> _Records with drawing code_:
:::
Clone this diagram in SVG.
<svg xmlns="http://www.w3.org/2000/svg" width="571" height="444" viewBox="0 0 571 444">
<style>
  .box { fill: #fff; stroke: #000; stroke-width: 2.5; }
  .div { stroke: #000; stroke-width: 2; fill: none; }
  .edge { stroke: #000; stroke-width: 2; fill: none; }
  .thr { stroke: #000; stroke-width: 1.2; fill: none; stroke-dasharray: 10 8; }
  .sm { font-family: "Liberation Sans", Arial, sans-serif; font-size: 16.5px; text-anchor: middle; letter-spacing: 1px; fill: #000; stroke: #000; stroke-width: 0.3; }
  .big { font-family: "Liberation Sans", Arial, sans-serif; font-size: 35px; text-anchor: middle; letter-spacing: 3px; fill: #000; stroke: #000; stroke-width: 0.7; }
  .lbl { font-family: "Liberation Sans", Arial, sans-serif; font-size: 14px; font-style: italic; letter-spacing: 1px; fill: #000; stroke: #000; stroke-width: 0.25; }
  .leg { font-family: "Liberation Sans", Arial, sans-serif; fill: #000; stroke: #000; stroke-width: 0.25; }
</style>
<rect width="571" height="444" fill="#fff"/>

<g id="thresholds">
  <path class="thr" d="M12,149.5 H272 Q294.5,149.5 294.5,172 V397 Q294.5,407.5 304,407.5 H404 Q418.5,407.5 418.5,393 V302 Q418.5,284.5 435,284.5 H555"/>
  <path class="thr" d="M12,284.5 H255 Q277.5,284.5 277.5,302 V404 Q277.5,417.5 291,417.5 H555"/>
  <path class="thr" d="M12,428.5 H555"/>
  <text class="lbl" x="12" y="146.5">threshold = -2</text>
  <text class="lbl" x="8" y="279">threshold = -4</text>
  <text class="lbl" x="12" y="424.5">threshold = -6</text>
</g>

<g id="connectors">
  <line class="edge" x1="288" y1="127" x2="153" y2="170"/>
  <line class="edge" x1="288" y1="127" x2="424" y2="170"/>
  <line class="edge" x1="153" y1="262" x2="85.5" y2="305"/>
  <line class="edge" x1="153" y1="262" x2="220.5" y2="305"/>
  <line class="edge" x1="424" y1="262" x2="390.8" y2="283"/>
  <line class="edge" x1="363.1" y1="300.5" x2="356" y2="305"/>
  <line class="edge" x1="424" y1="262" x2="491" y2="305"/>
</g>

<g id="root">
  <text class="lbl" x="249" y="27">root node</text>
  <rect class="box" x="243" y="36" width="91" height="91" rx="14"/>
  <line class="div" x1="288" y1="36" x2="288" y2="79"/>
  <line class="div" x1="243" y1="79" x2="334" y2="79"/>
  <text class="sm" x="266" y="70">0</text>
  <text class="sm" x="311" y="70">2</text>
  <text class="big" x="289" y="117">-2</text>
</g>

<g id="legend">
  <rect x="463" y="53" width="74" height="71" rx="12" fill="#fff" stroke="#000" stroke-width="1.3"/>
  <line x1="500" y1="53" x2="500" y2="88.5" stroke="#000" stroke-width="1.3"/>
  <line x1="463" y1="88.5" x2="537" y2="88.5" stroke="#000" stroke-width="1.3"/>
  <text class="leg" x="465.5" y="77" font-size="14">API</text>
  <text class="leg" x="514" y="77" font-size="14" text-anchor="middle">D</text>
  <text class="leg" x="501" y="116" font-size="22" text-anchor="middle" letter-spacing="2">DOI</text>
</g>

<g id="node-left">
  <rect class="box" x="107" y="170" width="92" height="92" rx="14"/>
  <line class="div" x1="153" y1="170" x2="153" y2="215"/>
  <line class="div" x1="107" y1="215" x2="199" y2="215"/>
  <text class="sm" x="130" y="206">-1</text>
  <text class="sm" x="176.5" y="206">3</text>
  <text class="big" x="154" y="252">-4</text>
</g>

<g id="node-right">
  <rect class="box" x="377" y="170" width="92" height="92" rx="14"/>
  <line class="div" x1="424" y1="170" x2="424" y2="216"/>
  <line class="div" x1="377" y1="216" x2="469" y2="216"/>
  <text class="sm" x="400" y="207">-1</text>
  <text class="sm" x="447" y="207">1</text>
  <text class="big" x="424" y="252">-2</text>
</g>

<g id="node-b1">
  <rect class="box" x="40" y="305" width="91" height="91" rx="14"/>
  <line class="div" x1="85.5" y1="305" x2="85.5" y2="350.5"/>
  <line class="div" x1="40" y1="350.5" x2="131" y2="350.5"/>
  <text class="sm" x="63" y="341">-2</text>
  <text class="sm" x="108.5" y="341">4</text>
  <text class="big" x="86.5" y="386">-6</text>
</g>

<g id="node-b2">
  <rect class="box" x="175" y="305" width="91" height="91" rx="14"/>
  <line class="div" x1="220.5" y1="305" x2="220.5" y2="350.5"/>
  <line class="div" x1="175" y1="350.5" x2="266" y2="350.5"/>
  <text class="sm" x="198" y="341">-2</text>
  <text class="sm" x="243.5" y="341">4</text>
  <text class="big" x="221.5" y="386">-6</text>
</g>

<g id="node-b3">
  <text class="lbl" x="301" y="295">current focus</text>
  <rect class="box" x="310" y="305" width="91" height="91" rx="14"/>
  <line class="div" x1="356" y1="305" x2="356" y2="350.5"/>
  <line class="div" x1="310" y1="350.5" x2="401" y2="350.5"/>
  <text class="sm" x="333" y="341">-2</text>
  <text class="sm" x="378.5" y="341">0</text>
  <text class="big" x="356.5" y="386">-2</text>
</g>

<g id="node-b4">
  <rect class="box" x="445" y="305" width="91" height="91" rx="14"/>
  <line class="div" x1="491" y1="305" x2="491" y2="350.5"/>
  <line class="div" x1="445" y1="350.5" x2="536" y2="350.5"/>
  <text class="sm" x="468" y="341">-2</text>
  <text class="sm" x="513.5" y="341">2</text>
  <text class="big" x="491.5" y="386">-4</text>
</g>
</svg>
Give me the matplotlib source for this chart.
:::
> _Your objective_:
Of the lines in the data, how many hold the string "this"? State the number, nothing else.

> _Exercise result_:
2